## The problem:
Skip the pictures and repeat each line of the data exactly.

## Collected material:
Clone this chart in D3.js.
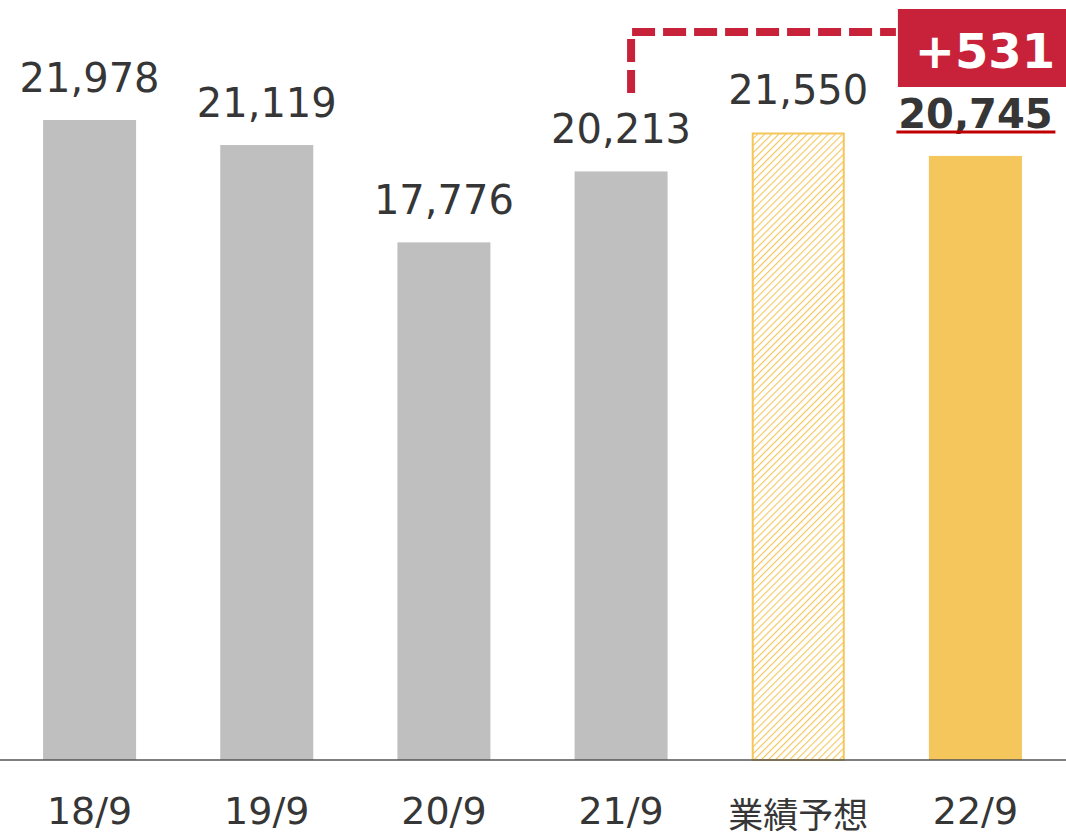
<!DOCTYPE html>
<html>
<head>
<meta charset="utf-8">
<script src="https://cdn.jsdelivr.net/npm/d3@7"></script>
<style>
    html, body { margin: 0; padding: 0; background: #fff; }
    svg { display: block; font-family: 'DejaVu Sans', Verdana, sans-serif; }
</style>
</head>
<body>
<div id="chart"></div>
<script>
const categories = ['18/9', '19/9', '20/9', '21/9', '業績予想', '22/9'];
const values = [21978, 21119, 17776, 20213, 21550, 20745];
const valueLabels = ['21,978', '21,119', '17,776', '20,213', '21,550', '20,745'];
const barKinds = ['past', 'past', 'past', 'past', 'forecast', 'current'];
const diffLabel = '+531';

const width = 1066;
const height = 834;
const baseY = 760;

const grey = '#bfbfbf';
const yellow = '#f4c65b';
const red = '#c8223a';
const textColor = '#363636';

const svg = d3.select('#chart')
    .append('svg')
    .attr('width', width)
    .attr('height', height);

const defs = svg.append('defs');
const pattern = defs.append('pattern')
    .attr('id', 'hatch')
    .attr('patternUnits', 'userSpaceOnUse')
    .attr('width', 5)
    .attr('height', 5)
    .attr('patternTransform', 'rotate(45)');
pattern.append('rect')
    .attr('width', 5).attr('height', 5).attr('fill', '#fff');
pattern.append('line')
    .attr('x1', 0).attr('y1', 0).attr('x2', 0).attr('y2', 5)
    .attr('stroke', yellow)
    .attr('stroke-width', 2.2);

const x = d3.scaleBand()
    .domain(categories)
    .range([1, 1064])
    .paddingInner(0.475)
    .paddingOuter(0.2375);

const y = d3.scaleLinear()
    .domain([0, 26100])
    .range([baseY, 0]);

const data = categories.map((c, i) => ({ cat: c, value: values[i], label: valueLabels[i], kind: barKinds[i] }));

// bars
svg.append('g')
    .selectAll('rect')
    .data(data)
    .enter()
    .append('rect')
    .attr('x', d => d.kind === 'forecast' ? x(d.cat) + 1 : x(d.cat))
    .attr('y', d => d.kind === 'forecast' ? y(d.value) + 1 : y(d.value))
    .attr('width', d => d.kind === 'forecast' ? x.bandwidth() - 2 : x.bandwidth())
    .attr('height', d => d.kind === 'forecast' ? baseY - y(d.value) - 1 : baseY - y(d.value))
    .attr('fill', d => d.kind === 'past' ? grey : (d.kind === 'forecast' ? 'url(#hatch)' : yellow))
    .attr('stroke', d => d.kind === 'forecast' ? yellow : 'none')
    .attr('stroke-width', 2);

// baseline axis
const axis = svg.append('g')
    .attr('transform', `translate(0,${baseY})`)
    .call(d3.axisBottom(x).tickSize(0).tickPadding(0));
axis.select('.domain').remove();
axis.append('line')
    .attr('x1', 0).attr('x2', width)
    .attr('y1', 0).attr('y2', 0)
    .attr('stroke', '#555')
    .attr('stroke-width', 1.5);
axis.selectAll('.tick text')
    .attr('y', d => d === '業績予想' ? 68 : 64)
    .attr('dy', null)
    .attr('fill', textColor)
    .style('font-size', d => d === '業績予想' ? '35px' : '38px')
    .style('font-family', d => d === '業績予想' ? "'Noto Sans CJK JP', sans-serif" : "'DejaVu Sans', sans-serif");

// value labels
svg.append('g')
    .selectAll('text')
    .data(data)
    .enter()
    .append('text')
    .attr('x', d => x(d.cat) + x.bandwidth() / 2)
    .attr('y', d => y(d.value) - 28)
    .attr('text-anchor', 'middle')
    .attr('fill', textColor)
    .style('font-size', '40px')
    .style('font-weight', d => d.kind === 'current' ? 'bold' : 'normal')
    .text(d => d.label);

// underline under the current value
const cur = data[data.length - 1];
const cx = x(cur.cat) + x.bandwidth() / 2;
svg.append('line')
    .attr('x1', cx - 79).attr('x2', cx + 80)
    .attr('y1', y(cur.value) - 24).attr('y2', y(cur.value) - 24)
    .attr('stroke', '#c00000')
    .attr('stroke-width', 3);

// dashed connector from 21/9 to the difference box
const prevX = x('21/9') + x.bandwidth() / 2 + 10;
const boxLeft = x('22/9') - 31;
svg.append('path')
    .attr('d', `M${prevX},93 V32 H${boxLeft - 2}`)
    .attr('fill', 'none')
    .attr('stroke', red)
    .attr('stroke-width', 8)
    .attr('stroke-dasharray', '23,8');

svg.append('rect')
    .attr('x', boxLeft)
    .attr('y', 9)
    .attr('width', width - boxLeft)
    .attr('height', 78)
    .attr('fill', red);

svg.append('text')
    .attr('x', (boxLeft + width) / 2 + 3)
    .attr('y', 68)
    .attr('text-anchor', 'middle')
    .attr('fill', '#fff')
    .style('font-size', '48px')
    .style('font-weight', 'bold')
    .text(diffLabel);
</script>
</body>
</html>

## Full answer:
Clone this chart in D3.js.
<!DOCTYPE html>
<html>
<head>
<meta charset="utf-8">
<script src="https://cdn.jsdelivr.net/npm/d3@7"></script>
<style>
    html, body { margin: 0; padding: 0; background: #fff; }
    svg { display: block; font-family: 'DejaVu Sans', Verdana, sans-serif; }
</style>
</head>
<body>
<div id="chart"></div>
<script>
const categories = ['18/9', '19/9', '20/9', '21/9', '業績予想', '22/9'];
const values = [21978, 21119, 17776, 20213, 21550, 20745];
const valueLabels = ['21,978', '21,119', '17,776', '20,213', '21,550', '20,745'];
const barKinds = ['past', 'past', 'past', 'past', 'forecast', 'current'];
const diffLabel = '+531';

const width = 1066;
const height = 834;
const baseY = 760;

const grey = '#bfbfbf';
const yellow = '#f4c65b';
const red = '#c8223a';
const textColor = '#363636';

const svg = d3.select('#chart')
    .append('svg')
    .attr('width', width)
    .attr('height', height);

const defs = svg.append('defs');
const pattern = defs.append('pattern')
    .attr('id', 'hatch')
    .attr('patternUnits', 'userSpaceOnUse')
    .attr('width', 5)
    .attr('height', 5)
    .attr('patternTransform', 'rotate(45)');
pattern.append('rect')
    .attr('width', 5).attr('height', 5).attr('fill', '#fff');
pattern.append('line')
    .attr('x1', 0).attr('y1', 0).attr('x2', 0).attr('y2', 5)
    .attr('stroke', yellow)
    .attr('stroke-width', 2.2);

const x = d3.scaleBand()
    .domain(categories)
    .range([1, 1064])
    .paddingInner(0.475)
    .paddingOuter(0.2375);

const y = d3.scaleLinear()
    .domain([0, 26100])
    .range([baseY, 0]);

const data = categories.map((c, i) => ({ cat: c, value: values[i], label: valueLabels[i], kind: barKinds[i] }));

// bars
svg.append('g')
    .selectAll('rect')
    .data(data)
    .enter()
    .append('rect')
    .attr('x', d => d.kind === 'forecast' ? x(d.cat) + 1 : x(d.cat))
    .attr('y', d => d.kind === 'forecast' ? y(d.value) + 1 : y(d.value))
    .attr('width', d => d.kind === 'forecast' ? x.bandwidth() - 2 : x.bandwidth())
    .attr('height', d => d.kind === 'forecast' ? baseY - y(d.value) - 1 : baseY - y(d.value))
    .attr('fill', d => d.kind === 'past' ? grey : (d.kind === 'forecast' ? 'url(#hatch)' : yellow))
    .attr('stroke', d => d.kind === 'forecast' ? yellow : 'none')
    .attr('stroke-width', 2);

// baseline axis
const axis = svg.append('g')
    .attr('transform', `translate(0,${baseY})`)
    .call(d3.axisBottom(x).tickSize(0).tickPadding(0));
axis.select('.domain').remove();
axis.append('line')
    .attr('x1', 0).attr('x2', width)
    .attr('y1', 0).attr('y2', 0)
    .attr('stroke', '#555')
    .attr('stroke-width', 1.5);
axis.selectAll('.tick text')
    .attr('y', d => d === '業績予想' ? 68 : 64)
    .attr('dy', null)
    .attr('fill', textColor)
    .style('font-size', d => d === '業績予想' ? '35px' : '38px')
    .style('font-family', d => d === '業績予想' ? "'Noto Sans CJK JP', sans-serif" : "'DejaVu Sans', sans-serif");

// value labels
svg.append('g')
    .selectAll('text')
    .data(data)
    .enter()
    .append('text')
    .attr('x', d => x(d.cat) + x.bandwidth() / 2)
    .attr('y', d => y(d.value) - 28)
    .attr('text-anchor', 'middle')
    .attr('fill', textColor)
    .style('font-size', '40px')
    .style('font-weight', d => d.kind === 'current' ? 'bold' : 'normal')
    .text(d => d.label);

// underline under the current value
const cur = data[data.length - 1];
const cx = x(cur.cat) + x.bandwidth() / 2;
svg.append('line')
    .attr('x1', cx - 79).attr('x2', cx + 80)
    .attr('y1', y(cur.value) - 24).attr('y2', y(cur.value) - 24)
    .attr('stroke', '#c00000')
    .attr('stroke-width', 3);

// dashed connector from 21/9 to the difference box
const prevX = x('21/9') + x.bandwidth() / 2 + 10;
const boxLeft = x('22/9') - 31;
svg.append('path')
    .attr('d', `M${prevX},93 V32 H${boxLeft - 2}`)
    .attr('fill', 'none')
    .attr('stroke', red)
    .attr('stroke-width', 8)
    .attr('stroke-dasharray', '23,8');

svg.append('rect')
    .attr('x', boxLeft)
    .attr('y', 9)
    .attr('width', width - boxLeft)
    .attr('height', 78)
    .attr('fill', red);

svg.append('text')
    .attr('x', (boxLeft + width) / 2 + 3)
    .attr('y', 68)
    .attr('text-anchor', 'middle')
    .attr('fill', '#fff')
    .style('font-size', '48px')
    .style('font-weight', 'bold')
    .text(diffLabel);
</script>
</body>
</html>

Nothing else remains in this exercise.